# TASK INSTRUCTIONS
Begin with the first line of the material and write out each line exactly, ending with the line that contains "Chart.register(...registerables);". Pictures are not part of the copy.

= = = = =

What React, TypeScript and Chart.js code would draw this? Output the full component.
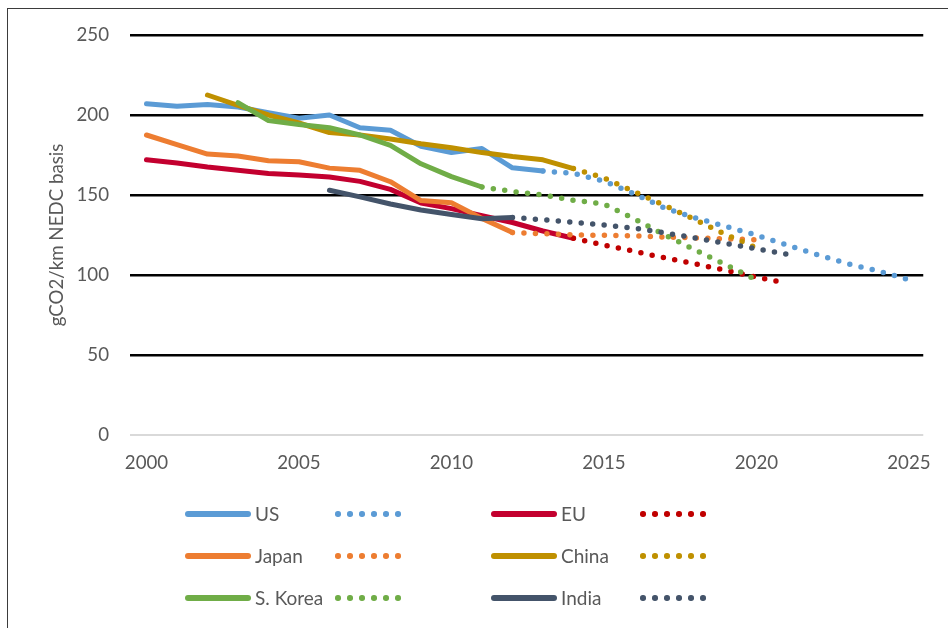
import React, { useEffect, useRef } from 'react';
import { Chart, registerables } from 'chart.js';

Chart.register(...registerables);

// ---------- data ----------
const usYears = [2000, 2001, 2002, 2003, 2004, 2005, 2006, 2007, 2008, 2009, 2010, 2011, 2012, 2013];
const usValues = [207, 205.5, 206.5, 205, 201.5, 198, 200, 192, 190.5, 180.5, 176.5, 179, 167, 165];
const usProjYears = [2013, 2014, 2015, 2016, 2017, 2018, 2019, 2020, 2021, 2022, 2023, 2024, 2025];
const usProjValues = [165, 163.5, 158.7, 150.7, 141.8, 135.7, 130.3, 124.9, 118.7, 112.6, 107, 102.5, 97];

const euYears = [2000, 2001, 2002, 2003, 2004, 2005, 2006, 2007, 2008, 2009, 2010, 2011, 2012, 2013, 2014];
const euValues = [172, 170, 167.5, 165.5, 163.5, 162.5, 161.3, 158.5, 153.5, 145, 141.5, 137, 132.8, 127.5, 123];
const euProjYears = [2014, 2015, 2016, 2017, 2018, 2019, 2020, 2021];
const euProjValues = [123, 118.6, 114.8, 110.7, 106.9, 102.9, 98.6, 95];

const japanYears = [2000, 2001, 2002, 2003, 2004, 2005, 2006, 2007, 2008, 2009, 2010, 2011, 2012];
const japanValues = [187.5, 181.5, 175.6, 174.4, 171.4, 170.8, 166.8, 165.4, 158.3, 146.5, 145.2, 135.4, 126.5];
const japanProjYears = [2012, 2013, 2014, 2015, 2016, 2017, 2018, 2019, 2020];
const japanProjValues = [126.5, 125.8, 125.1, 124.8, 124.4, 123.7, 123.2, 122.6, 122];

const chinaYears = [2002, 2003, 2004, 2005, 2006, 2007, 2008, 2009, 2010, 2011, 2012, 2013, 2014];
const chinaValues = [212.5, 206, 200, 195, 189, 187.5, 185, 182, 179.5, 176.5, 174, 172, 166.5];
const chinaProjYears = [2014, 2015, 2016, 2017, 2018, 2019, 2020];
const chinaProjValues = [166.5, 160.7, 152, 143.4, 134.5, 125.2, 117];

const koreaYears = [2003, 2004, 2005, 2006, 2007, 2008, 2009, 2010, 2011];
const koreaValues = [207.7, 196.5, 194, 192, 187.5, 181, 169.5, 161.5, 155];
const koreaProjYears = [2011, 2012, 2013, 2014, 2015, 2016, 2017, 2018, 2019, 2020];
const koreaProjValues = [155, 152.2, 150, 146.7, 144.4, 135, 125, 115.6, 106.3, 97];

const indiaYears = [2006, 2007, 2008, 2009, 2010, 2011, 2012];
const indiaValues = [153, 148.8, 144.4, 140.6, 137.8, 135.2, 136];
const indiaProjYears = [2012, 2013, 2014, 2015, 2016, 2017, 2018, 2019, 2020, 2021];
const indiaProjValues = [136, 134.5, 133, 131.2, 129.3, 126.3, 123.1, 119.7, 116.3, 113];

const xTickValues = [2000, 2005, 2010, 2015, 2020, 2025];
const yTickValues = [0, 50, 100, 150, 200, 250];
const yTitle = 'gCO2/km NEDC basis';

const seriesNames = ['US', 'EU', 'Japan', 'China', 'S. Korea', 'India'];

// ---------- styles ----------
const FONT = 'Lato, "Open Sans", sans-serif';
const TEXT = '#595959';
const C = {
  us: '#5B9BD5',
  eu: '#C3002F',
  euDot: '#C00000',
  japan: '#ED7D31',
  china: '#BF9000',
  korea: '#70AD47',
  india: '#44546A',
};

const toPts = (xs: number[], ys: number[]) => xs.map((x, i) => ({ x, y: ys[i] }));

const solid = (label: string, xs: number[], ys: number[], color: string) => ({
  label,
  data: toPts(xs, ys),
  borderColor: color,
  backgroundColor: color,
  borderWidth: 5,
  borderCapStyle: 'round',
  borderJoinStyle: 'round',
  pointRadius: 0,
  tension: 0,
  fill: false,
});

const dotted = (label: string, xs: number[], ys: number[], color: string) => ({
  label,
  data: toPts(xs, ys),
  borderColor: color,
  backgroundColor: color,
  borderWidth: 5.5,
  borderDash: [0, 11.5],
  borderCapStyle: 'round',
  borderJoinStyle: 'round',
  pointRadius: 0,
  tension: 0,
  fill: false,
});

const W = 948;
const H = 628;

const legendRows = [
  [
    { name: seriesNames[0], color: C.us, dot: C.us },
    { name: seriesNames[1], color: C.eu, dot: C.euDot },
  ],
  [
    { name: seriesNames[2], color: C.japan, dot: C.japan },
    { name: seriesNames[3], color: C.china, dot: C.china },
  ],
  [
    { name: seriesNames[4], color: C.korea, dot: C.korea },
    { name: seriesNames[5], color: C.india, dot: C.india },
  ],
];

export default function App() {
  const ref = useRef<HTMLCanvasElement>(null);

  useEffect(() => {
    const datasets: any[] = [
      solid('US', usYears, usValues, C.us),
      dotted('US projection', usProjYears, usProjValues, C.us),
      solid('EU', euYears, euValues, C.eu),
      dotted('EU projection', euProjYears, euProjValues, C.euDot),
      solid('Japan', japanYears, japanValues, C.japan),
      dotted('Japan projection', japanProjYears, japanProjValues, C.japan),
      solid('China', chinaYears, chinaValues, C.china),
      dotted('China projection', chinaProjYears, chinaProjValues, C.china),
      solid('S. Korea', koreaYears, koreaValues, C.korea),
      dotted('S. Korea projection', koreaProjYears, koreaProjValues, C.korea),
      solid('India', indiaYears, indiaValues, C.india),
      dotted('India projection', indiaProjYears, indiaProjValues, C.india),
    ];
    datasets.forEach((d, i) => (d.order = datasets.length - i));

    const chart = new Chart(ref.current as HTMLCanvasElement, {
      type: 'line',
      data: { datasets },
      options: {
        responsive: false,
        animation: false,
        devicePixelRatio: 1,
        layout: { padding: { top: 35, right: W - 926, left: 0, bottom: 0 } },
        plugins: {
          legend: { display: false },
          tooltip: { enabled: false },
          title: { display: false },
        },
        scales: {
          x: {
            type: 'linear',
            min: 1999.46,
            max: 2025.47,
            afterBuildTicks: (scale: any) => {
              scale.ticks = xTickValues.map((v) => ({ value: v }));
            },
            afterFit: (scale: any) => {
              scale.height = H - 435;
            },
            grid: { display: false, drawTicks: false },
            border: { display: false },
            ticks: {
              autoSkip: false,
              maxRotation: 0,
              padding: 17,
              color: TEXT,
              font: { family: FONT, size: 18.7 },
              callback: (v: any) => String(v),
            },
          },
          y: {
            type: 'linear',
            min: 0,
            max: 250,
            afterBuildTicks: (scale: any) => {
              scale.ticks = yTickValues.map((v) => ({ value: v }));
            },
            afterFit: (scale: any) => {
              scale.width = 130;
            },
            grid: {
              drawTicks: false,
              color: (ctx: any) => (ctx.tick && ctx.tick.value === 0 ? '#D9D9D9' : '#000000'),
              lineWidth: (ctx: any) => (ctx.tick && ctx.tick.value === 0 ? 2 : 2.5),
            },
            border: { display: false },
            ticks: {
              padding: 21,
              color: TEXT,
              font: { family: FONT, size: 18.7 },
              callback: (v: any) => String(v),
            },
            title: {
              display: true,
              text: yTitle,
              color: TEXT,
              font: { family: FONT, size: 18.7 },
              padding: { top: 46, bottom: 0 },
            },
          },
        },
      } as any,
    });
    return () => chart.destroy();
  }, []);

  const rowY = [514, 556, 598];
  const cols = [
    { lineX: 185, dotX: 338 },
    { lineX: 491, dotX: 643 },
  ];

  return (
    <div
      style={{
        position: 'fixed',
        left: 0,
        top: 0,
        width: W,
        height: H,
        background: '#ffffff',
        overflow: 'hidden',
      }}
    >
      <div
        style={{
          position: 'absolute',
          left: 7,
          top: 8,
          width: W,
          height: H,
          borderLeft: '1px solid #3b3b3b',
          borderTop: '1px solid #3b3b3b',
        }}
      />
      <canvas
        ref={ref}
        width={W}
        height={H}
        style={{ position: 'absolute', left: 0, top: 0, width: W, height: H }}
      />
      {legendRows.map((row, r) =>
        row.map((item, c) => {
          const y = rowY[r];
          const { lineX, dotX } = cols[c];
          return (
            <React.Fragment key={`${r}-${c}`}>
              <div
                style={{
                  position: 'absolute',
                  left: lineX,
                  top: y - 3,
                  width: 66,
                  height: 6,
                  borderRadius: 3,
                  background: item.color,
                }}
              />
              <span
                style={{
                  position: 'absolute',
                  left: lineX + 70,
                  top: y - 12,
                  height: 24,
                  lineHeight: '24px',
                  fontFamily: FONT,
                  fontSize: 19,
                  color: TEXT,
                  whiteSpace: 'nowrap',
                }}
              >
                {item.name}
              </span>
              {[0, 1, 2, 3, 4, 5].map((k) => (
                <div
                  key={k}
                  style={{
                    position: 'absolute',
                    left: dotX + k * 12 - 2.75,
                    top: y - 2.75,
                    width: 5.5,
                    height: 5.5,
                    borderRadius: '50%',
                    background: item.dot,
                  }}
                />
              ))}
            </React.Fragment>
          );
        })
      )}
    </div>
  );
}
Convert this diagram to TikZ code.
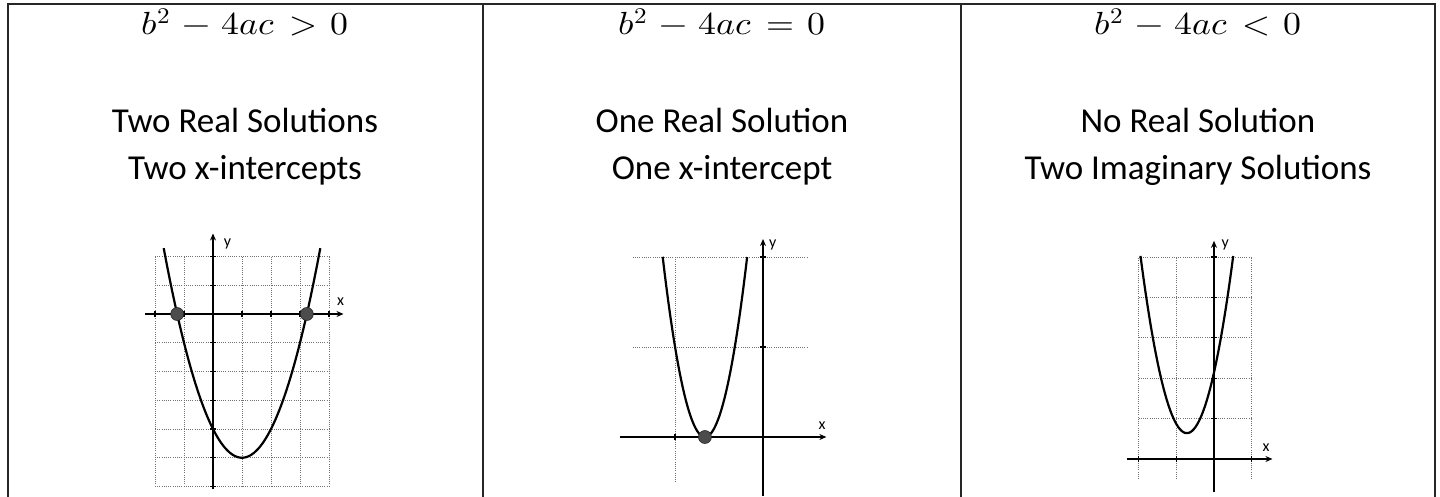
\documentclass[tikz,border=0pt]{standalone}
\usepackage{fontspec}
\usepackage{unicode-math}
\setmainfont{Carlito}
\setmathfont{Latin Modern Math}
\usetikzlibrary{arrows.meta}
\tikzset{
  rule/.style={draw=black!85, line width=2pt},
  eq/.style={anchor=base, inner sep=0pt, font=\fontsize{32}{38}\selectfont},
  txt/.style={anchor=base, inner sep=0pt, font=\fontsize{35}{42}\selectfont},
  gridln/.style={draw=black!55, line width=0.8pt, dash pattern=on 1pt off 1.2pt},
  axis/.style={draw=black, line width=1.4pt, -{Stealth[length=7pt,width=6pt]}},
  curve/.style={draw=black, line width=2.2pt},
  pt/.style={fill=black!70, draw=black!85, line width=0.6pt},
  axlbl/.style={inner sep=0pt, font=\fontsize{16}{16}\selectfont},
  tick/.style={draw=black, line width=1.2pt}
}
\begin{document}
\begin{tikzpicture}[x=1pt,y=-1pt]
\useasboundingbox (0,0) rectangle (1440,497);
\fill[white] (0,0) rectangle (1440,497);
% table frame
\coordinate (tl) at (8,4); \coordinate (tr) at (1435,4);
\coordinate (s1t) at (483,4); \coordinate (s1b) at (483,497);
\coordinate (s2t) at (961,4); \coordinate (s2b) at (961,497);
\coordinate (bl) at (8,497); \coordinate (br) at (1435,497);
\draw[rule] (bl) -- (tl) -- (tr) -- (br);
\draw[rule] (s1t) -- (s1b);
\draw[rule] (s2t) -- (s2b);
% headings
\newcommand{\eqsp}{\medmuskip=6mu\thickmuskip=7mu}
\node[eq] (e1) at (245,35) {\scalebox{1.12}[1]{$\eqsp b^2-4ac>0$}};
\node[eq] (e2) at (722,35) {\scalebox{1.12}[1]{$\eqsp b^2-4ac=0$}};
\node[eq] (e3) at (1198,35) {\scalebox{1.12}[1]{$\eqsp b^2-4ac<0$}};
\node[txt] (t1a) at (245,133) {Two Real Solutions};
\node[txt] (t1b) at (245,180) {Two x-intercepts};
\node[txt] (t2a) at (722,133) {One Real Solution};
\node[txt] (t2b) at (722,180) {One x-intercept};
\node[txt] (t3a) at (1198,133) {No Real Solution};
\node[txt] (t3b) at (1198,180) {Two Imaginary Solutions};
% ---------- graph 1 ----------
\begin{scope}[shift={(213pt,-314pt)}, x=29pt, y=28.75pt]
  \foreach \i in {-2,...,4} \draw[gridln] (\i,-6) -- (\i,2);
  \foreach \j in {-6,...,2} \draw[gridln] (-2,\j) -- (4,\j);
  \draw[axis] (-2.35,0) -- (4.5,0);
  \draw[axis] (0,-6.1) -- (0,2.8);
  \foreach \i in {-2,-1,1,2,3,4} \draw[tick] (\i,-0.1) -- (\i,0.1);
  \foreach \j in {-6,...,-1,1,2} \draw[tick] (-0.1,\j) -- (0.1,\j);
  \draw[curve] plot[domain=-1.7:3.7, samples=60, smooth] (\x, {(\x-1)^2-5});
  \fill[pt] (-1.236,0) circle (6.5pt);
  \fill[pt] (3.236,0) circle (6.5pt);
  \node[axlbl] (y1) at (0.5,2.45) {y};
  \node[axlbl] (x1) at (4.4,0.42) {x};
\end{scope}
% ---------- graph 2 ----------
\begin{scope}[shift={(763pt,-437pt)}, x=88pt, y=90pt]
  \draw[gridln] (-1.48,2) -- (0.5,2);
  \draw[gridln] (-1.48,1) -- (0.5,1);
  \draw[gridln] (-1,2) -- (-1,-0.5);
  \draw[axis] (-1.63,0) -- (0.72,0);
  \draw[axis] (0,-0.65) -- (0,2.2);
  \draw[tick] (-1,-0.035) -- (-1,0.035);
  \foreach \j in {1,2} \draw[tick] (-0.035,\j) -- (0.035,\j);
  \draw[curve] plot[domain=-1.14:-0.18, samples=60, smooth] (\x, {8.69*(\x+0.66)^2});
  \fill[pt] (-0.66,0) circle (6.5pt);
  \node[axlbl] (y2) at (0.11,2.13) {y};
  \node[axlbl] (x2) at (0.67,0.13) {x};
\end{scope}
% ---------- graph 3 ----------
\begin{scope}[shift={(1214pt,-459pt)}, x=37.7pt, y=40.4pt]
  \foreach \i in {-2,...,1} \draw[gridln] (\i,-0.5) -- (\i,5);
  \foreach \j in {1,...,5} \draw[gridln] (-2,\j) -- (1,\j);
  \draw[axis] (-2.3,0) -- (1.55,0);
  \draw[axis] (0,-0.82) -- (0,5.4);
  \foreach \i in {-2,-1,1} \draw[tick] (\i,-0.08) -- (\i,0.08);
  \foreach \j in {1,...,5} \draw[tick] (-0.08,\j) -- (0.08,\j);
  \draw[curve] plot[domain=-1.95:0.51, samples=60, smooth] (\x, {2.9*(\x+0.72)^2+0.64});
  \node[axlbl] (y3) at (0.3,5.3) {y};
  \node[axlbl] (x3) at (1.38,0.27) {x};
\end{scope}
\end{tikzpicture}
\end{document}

= = = = =

# OUTPUT OF THE TASK
What React, TypeScript and Chart.js code would draw this? Output the full component.
import React, { useEffect, useRef } from 'react';
import { Chart, registerables } from 'chart.js';

Chart.register(...registerables);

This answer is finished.